Technical Standards for E-mail Delivery
The following technical requirements apply to the delivery of Internet e-mail through AOL's e-mail network.
AOL's servers will not accept connections from unsecured systems. These include open relays, open proxies, open routers, or any other system that has been determined to be available for unauthorized use.
AOL's mail servers will not accept connections from systems that use dynamically assigned or residential IP addresses.
AOL will not deliver e-mail that contains a hex-encoded Universal Resource Locator (URL). (Ex:
http://mn?/)
AOL's mail servers will reject connections from any IP address that does not have reverse DNS (a PTR record).

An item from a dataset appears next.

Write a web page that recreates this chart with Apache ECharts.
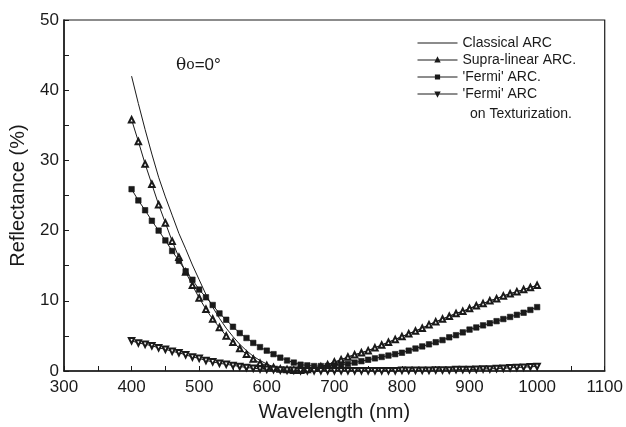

AOL may reject connections from servers whose recipient lists consistently generate a higher than 10% bounce failure rate. (i.e. over 10% of a sender's mailing list is destined for users that do not exist on our system)
AOL may reject connections from senders who are unable to accept at least 90% of the bounce-return messages (mailer-daemon failure/error messages) destined for their systems.
Complaints submitted by AOL members will be used as a basis for refusing connections from any mail server.
AOL may provide daily communications to postmaster@domainname and abuse@domainname (or @IP.address if no reverse-DNS or PTR records are present) to senders who may be in violation of AOL's guidelines.
America Online, Inc. ("AOL") does not authorize the use of its proprietary computers and computer network ("the AOL Network") to accept, transmit or distribute unsolicited bulk e-mail sent from the Internet to AOL members. Details on AOL's Unsolicited Bulk E-mail policy can be found at
http://www.aol.com/info/bulkemail.adp
Please Note: AOL uses member feedback to assist in the identification of the sources of Unsolicited Bulk E-mail.